Note that these benchmarks do not necessarily require North Korea to become a fully “open, transparent, and representative” society, but merely to make “significant progress” toward one. This is not an end-state; it’s an abbreviated dialectic. The President could sign such a certification today with respect to any number of authoritarian states. As long as North Korea progresses toward transparency and openness, the President can continue to grant one-year suspensions of sanctions while our leverage remains in place.

Would North Korea view these conditions as political suicide? It agreed to many of them in 1953, so it’s hardly in a position to object to them now. Its agreement to progress toward becoming “open, transparent, and representative” depends how interested its leaders really are in developing their society and improving the living standards of their people. Until recently, U.S. and South Korean diplomats assessed that interest as high. North Korean propaganda still extols economic development as the half of its byungjin policy that isn’t fundamentally objectionable to the rest of humanity.

Whether Pyongyang would agree to this condition also depends on whether its leaders believe their own propaganda.
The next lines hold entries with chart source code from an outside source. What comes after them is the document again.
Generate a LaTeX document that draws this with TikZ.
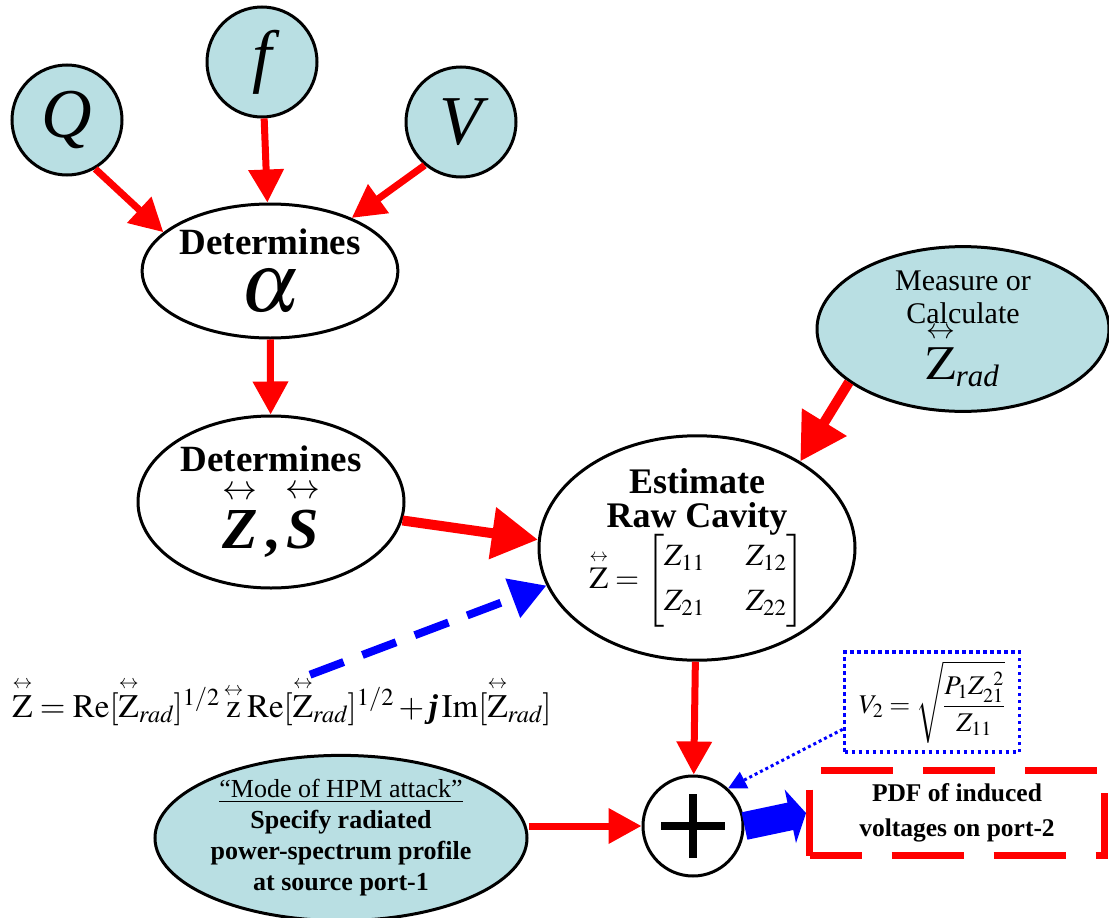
\documentclass[tikz,border=0pt]{standalone}
\usepackage{amsmath}
\usepackage{mathptmx}
\usepackage{fontspec}
\setmainfont{Liberation Serif}
\usepackage{tikz}
\usetikzlibrary{arrows.meta,positioning,calc,shapes.geometric}
\definecolor{inpfill}{RGB}{185,223,227}
\newcommand{\dy}[1]{\overset{\scriptscriptstyle\leftrightarrow}{#1}}
\newcommand{\fs}[2]{\fontsize{#1}{#2}\selectfont}
\tikzset{
  param/.style={circle, draw, line width=3pt, fill=inpfill, minimum size=110pt, inner sep=0pt,
    font=\fs{70}{70}\itshape},
  oval/.style={ellipse, draw, line width=3pt, fill=white, inner sep=0pt, align=center},
  src/.style={oval, fill=inpfill},
  adder/.style={circle, draw, line width=3pt, fill=white, minimum size=100pt, inner sep=0pt,
    path picture={
      \draw[line width=8pt] ([xshift=-32pt]path picture bounding box.center) -- ([xshift=32pt]path picture bounding box.center);
      \draw[line width=8pt] ([yshift=-32pt]path picture bounding box.center) -- ([yshift=32pt]path picture bounding box.center);}},
  feed/.style={draw=red, line width=7pt, -{Triangle[length=33pt, width=34pt]}},
  bigfeed/.style={draw=red, line width=10pt, -{Triangle[length=46pt, width=50pt]}},
  hint/.style={draw=blue, line width=8pt, dash pattern=on 36pt off 20pt, -{Triangle[length=36pt, width=40pt]}},
  dothint/.style={draw=blue, line width=3pt, dash pattern=on 3pt off 3pt, -{Triangle[length=18pt, width=18pt]}},
  result/.style={draw=blue, line width=28pt, -{Triangle[length=16pt, width=54pt]}},
  dotbox/.style={draw=blue, line width=3.5pt, dash pattern=on 3.5pt off 3.5pt, minimum width=175pt, minimum height=100pt, inner sep=0pt},
  resbox/.style={draw=red, line width=7pt, dash pattern=on 72pt off 30pt, dash phase=20pt,
    minimum width=295pt, minimum height=85pt, inner sep=0pt, align=center, font=\fs{25.5}{29}\bfseries}
}
\begin{document}
\begin{tikzpicture}[x=1pt, y=-1pt]
  \useasboundingbox (0,0) rectangle (1109,918);
  \foreach \x/\y/\name/\lbl in {67/120/q/Q, 262/62/f/f, 461/122/v/V}{
    \node[param] (\name) at (\x,\y) {\lbl};
  }
  \node[oval, minimum width=230pt, minimum height=134pt, font=\fs{37}{41}\bfseries] (alpha) at (270,271)
    {Determines\\[14pt] \fs{84}{84}$\alpha$};
  \node[oval, minimum width=266pt, minimum height=172pt, font=\fs{37}{41}\bfseries] (zs) at (271,502)
    {Determines\\[7pt] \fs{58}{58}$\dy{\textbf{\textit{Z}}}\,\textbf{,}\,\dy{\textbf{\textit{S}}}$};
  \node[src, minimum width=292pt, minimum height=158pt, font=\fs{30}{33}] (meas) at (963,329)
    {Measure or\\ Calculate\\[-2pt] \fs{48}{48}$\dy{\mathrm{Z}}_{\text{\fs{31}{31}\itshape rad}}$};
  \node[oval, minimum width=316pt, minimum height=206pt, font=\fs{36}{40}\bfseries] (est) at (697,548)
    {Estimate\\[-6pt] Raw Cavity\\[-2pt]
     \fs{31}{37}\mdseries$\dy{\mathrm{Z}}=\begin{bmatrix}Z_{11}&\quad Z_{12}\\[8pt] Z_{21}&\quad Z_{22}\end{bmatrix}$};
  \node[adder] (plus) at (693,826) {};
  \node[src, minimum width=372pt, minimum height=155pt, font=\fs{26}{31}] (mode) at (341,838)
    {\underline{“Mode of HPM attack”}\\ \textbf{Specify radiated}\\ \textbf{power-spectrum profile}\\ \textbf{at source port-1}};
  \node[dotbox, font=\fs{27}{30}] (v2) at (932,702)
    {$V_2=\sqrt{\dfrac{P_1Z_{21}^{\;\;2}}{Z_{11}}}$};
  \node[resbox] (pdf) at (957,813) {PDF of induced\\[6pt] voltages on port-2};
  \node[font=\fs{33}{36}] (eqn) at (282,702)
    {$\dy{\mathrm{Z}}=\mathrm{Re}[\dy{\mathrm{Z}}_{\mathit{rad}}]^{1/2}\,\dy{\mathrm{z}}\,\mathrm{Re}[\dy{\mathrm{Z}}_{\mathit{rad}}]^{1/2}+\textbf{\textit{j}}\,\mathrm{Im}[\dy{\mathrm{Z}}_{\mathit{rad}}]$};

  \draw[feed] (q.-60) -- (alpha.160);
  \draw[feed] (f) -- (alpha);
  \draw[feed] (v.230) -- (alpha.33);
  \draw[feed] (alpha) -- (zs);
  \draw[bigfeed] (zs.-8) -- (est.177);
  \draw[bigfeed] (meas.205) -- (est.40);
  \draw[hint] ($(eqn.north)+(28,0)$) -- (est.194);
  \draw[feed] (est) -- (plus);
  \draw[feed] (plus.west -| mode.east) -- (plus.west);
  \draw[dothint] (v2.197) -- (plus.47);
  \draw[result] (plus.east) -- (pdf.west);
\end{tikzpicture}
\end{document}
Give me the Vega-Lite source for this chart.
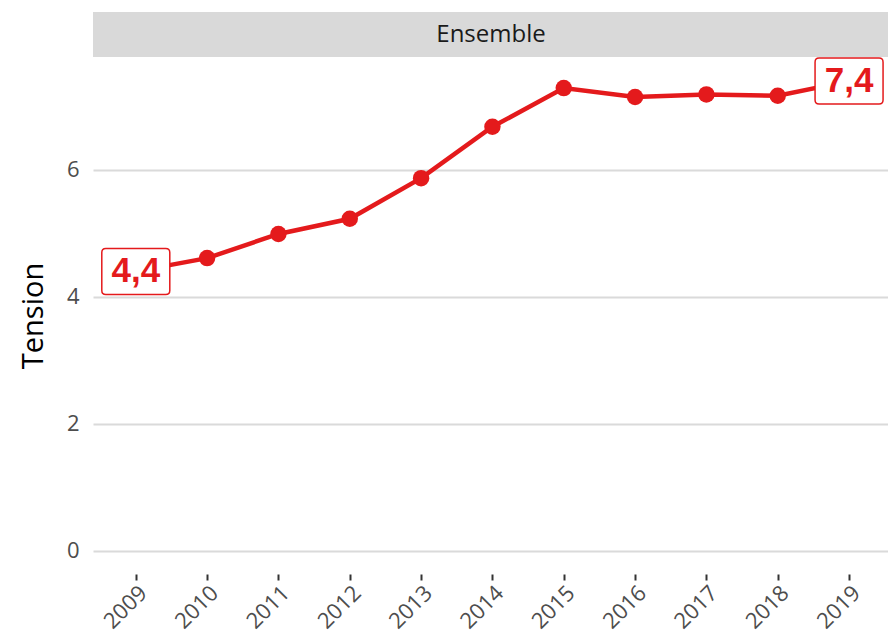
{
  "$schema": "https://vega.github.io/schema/vega-lite/v6.json",
  "padding": {"left": 19, "top": 12, "right": 0, "bottom": 0},
  "background": "white",
  "spacing": 0,
  "bounds": "flush",
  "config": {"view": {"stroke": null}, "font": "Open Sans"},
  "datasets": {
    "main": [
      {"year": 2009, "value": 4.4, "label": "4,4"},
      {"year": 2010, "value": 4.61},
      {"year": 2011, "value": 4.99},
      {"year": 2012, "value": 5.23},
      {"year": 2013, "value": 5.87},
      {"year": 2014, "value": 6.68},
      {"year": 2015, "value": 7.29},
      {"year": 2016, "value": 7.15},
      {"year": 2017, "value": 7.19},
      {"year": 2018, "value": 7.17},
      {"year": 2019, "value": 7.4, "label": "7,4"}
    ],
    "panel": [{"panel": "Ensemble"}]
  },
  "vconcat": [
    {
      "width": 796,
      "height": 45,
      "data": {"name": "panel"},
      "layer": [
        {"mark": {"type": "rect", "fill": "#D9D9D9"}, "encoding": {}},
        {"mark": {"type": "text", "fontSize": 24, "fill": "#1A1A1A", "font": "Open Sans", "align": "center", "baseline": "middle"},
         "encoding": {"text": {"field": "panel"}}}
      ]
    },
    {
      "width": 796,
      "height": 517,
      "data": {"name": "main"},
      "encoding": {
        "x": {"field": "year", "type": "quantitative",
          "scale": {"domain": [2008.4, 2019.56], "nice": false, "zero": false},
          "axis": {"values": [2009, 2010, 2011, 2012, 2013, 2014, 2015, 2016, 2017, 2018, 2019],
            "format": "d", "title": null, "grid": false, "domain": false,
            "ticks": true, "tickColor": "#333333", "tickSize": 6, "tickWidth": 2,
            "labelAngle": -45, "labelAlign": "right", "labelBaseline": "top",
            "labelFontSize": 22, "labelColor": "#4D4D4D", "labelPadding": 2,
            "labelOverlap": false, "labelFlush": false}},
        "y": {"field": "value", "type": "quantitative",
          "scale": {"domain": [-0.37, 7.78], "nice": false, "zero": false},
          "axis": {"values": [0, 2, 4, 6], "title": "Tension", "titleFontSize": 29,
            "titleColor": "#000000", "titleFontWeight": "normal", "titlePadding": 18,
            "ticks": false, "domain": false, "gridColor": "#DADADA", "gridWidth": 2,
            "labelFontSize": 22, "labelColor": "#4D4D4D", "labelPadding": 14}}
      },
      "layer": [
        {"mark": {"type": "line", "stroke": "#E41A1C", "strokeWidth": 4.5}},
        {"mark": {"type": "point", "filled": true, "fill": "#E41A1C", "size": 270, "opacity": 1}},
        {"transform": [{"filter": "isValid(datum.label)"}],
         "mark": {"type": "point", "filled": true, "fill": "white", "stroke": "#E41A1C", "strokeWidth": 1.5, "opacity": 1, "fillOpacity": 1, "strokeOpacity": 1,
           "size": 4624,
           "shape": "M-0.882,-0.676 L0.882,-0.676 Q1,-0.676 1,-0.558 L1,0.558 Q1,0.676 0.882,0.676 L-0.882,0.676 Q-1,0.676 -1,0.558 L-1,-0.558 Q-1,-0.676 -0.882,-0.676 Z"}},
        {"transform": [{"filter": "isValid(datum.label)"}],
         "mark": {"type": "text", "font": "Liberation Sans", "fontWeight": "bold", "fontSize": 35, "fill": "#E41A1C", "align": "center", "baseline": "middle"},
         "encoding": {"text": {"field": "label"}}}
      ]
    }
  ]
}
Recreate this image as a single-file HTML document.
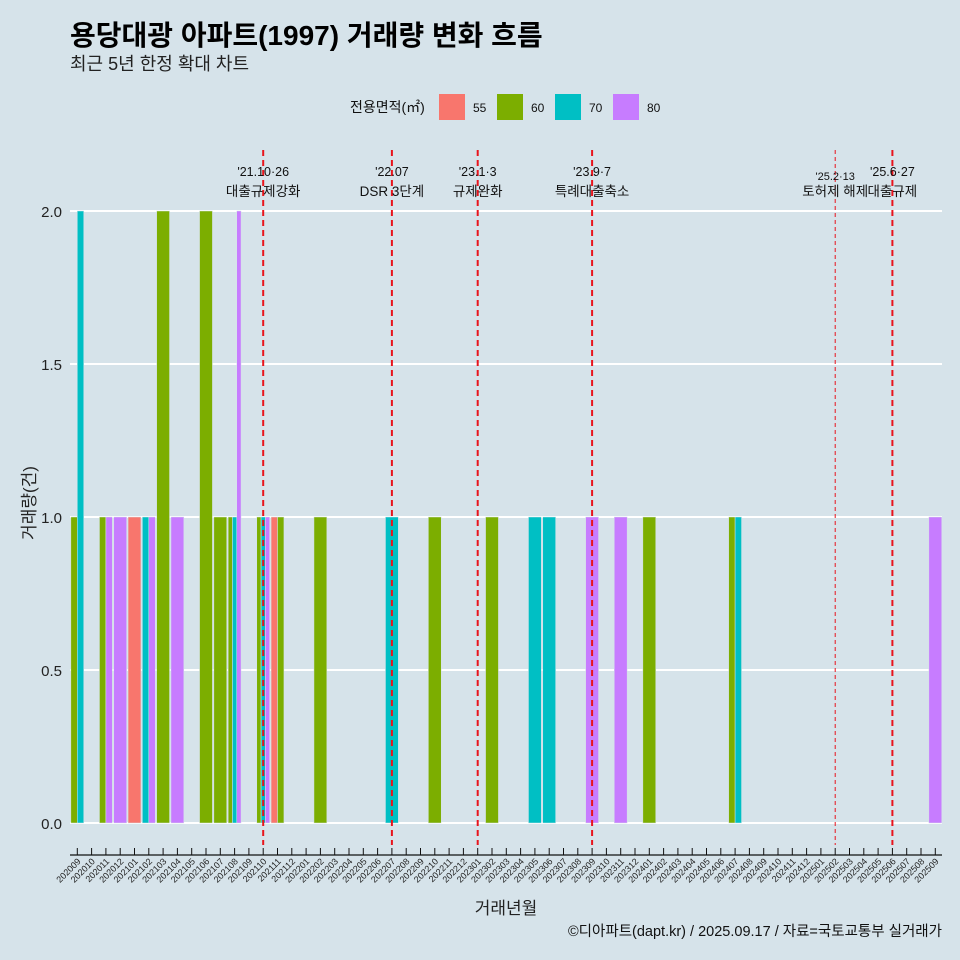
<!DOCTYPE html>
<html><head><meta charset="utf-8"><style>
html,body{margin:0;padding:0;background:#d6e3ea;}
svg{display:block;font-family:"Liberation Sans","Noto Sans CJK KR",sans-serif;}
</style></head><body>
<svg id="chart" width="960" height="960" viewBox="0 0 960 960">
<rect width="960" height="960" fill="#d6e3ea"/>
<text x="70" y="45" font-size="28" font-weight="bold" fill="#000">용당대광 아파트(1997) 거래량 변화 흐름</text>
<text x="70" y="70" font-size="18" fill="#222">최근 5년 한정 확대 차트</text>
<g id="legend">
<text x="350" y="112" font-size="14" fill="#111">전용면적(㎡)</text>
</g>
<g id="grid"></g><g id="bars"></g><g id="events"></g><g id="axes"></g>
<text x="506" y="914" font-size="17" text-anchor="middle" fill="#222">거래년월</text>
<text transform="translate(35,503) rotate(-90)" font-size="17" text-anchor="middle" fill="#222">거래량(건)</text>
<text x="942" y="936" font-size="14.5" text-anchor="end" fill="#111">©디아파트(dapt.kr) / 2025.09.17 / 자료=국토교통부 실거래가</text>
</svg>
<script>
const months = [];
for (let y = 2020, m = 9; months.length < 61; m++) { if (m > 12) { m = 1; y++; } months.push(String(y) + String(m).padStart(2, '0')); }
const areas = ['55', '60', '70', '80'];
const colors = ['#f8766d', '#7cae00', '#00bfc4', '#c77cff'];
const c55 = [0,0,0,0,1,0,0,0,0,0,0,0,0,0,1,0,0,0,0,0,0,0,0,0,0,0,0,0,0,0,0,0,0,0,0,0,0,0,0,0,0,0,0,0,0,0,0,0,0,0,0,0,0,0,0,0,0,0,0,0,0];
const c60 = [1,0,1,0,0,0,2,0,0,2,1,1,0,1,1,0,0,1,0,0,0,0,0,0,0,1,0,0,0,1,0,0,0,0,0,0,0,0,0,0,1,0,0,0,0,0,1,0,0,0,0,0,0,0,0,0,0,0,0,0,0];
const c70 = [2,0,0,0,0,1,0,0,0,0,0,1,0,1,0,0,0,0,0,0,0,0,1,0,0,0,0,0,0,0,0,0,1,1,0,0,0,0,0,0,0,0,0,0,0,0,1,0,0,0,0,0,0,0,0,0,0,0,0,0,0];
const c80 = [0,0,1,1,0,1,0,1,0,0,0,2,0,1,0,0,0,0,0,0,0,0,0,0,0,0,0,0,0,0,0,0,0,0,0,0,1,0,1,0,0,0,0,0,0,0,0,0,0,0,0,0,0,0,0,0,0,0,0,0,1];
const yTicks = [0, 0.5, 1.0, 1.5, 2.0];
const eventMonths = ['202110', '202207', '202301', '202309', '202502', '202506'];
const eventDates = ["'21.10·26", "'22.07", "'23.1·3", "'23.9·7", "'25.2·13", "'25.6·27"];
const eventLabels = ['대출규제강화', 'DSR 3단계', '규제완화', '특례대출축소', '토허제 해제', '대출규제'];
const eventThin = [false, false, false, false, true, false];

const NS = 'http://www.w3.org/2000/svg';
const step = 14.3, x0 = 77.3;
const xScale = i => x0 + i * step;
const yScale = v => 823 - v * 306;
function mk(tag, attrs, parent, text) {
  const e = document.createElementNS(NS, tag);
  for (const k in attrs) e.setAttribute(k, attrs[k]);
  if (text !== undefined) e.textContent = text;
  parent.appendChild(e); return e;
}
const series = [c55, c60, c70, c80];
const lg = document.getElementById('legend');
const lx = [439, 497, 555, 613];
areas.forEach((a, k) => {
  const r = mk('rect', {x: lx[k], y: 94, width: 26, height: 26, fill: colors[k]}, lg);
  
  
  const t = mk('text', {x: lx[k] + 34, y: 112, 'font-size': 12, fill: '#111'}, lg, a);
  
  
});
const grid = document.getElementById('grid');
yTicks.forEach(v => {
  const l = mk('line', {x1: 70, x2: 942, y1: yScale(v), y2: yScale(v), stroke: '#fff', 'stroke-width': 2}, grid);
  
  
  const t = mk('text', {x: 62, y: yScale(v) + 6, 'font-size': 15, 'text-anchor': 'end', fill: '#222'}, grid, v.toFixed(1));
  
  
});
const bg = document.getElementById('bars');
months.forEach((mo, i) => {
  const present = [];
  series.forEach((s, k) => { if (s[i] > 0) present.push(k); });
  if (!present.length) return;
  const w = 0.9 * step / present.length;
  const left = xScale(i) - 0.45 * step;
  present.forEach((k, j) => {
    const v = series[k][i];
    const r = mk('rect', {x: left + j * w, y: yScale(v), width: w, height: yScale(0) - yScale(v), fill: colors[k], stroke: '#d6e3ea', 'stroke-width': 0.5}, bg);
    
    
  });
});
const eg = document.getElementById('events');
eventMonths.forEach((mo, k) => {
  const x = xScale(months.indexOf(mo));
  const l = mk('line', {x1: x, x2: x, y1: 150, y2: 845, stroke: '#e8141c', 'stroke-width': eventThin[k] ? 1 : 2, 'stroke-dasharray': eventThin[k] ? '4,3' : '6,4'}, eg);
  
  
  const fs = eventThin[k] ? 11 : 12.5;
  const dy = eventThin[k] ? 4 : 0;
  const t1 = mk('text', {x: x, y: 176 + dy, 'font-size': fs, 'text-anchor': 'middle', fill: '#111'}, eg, eventDates[k]);
  
  
  const t2 = mk('text', {x: x, y: 196, 'font-size': 13.5, 'text-anchor': 'middle', fill: '#111'}, eg, eventLabels[k]);
  
  
});
const ax = document.getElementById('axes');
const al = mk('line', {x1: 70, x2: 942, y1: 855, y2: 855, stroke: '#111', 'stroke-width': 1.2}, ax);


months.forEach((mo, i) => {
  const x = xScale(i);
  const tk = mk('line', {x1: x, x2: x, y1: 848, y2: 855, stroke: '#111', 'stroke-width': 1}, ax);
  
  
  const t = mk('text', {transform: 'translate(' + (x + 4) + ',862) rotate(-45)', 'font-size': 9, 'text-anchor': 'end', fill: '#222'}, ax, mo);
  
  
});
</script>
</body></html>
That propaganda ceaselessly emphasizes how much the people adore Kim Jong-un, their single-minded pride and nationalism, and their belief that only a Supreme Leader can protect them from the packs of ravenous capitalists and carpetbaggers beyond the walls of their safe space. Some of the top officials in Pyongyang probably really do believe this, to varying degrees. Because human beings are individuals, and because individuals vary, some demographics in even the poorest regions of North Korea probably share it, too. I’ve met North Korean refugees who admit to having believed it themselves at one time. You don’t have to go all the way to Pyongyang to find experts who believe we underestimate the popularity of the regime, either: both Brian Myers and Andrei Lankov, who disagree with each other more often than not, have both said this at different times. Whether they’re right or wrong is mostly speculative; it isn’t even the point of the discussion. The point is that the leaders in Pyongyang might just believe it, or that they might, in a moment of sufficient duress, take the risk of believing the things they pretend to believe. But the state’s increasingly repressive policies also suggest its general recognition that many North Koreans despise the state’s exercise of totalitarian authority.

If a diplomatic solution is as unlikely as most people think it is, these conditions are probably moot anyway, and sanctions are merely one part of a broader strategy to either collapse the regime in as controlled a manner as possible, or to limit its capacity to threaten the world by putting it in something akin to international financial receivership. I’ll discuss the latter concept in the next post in this series.

1 Response

  1. Two things. The DPRK is not India. We simply cannot permit them to develop the capability to launch a nuclear strike on the US homeland. So a much more “blunt instrument” regime change is coming if the DPRK doesn’t choose to change otherwise. Second, the level of human rights abuses in the DPRK makes it a moral issue not to come to an accommodation that leaves the people in chains.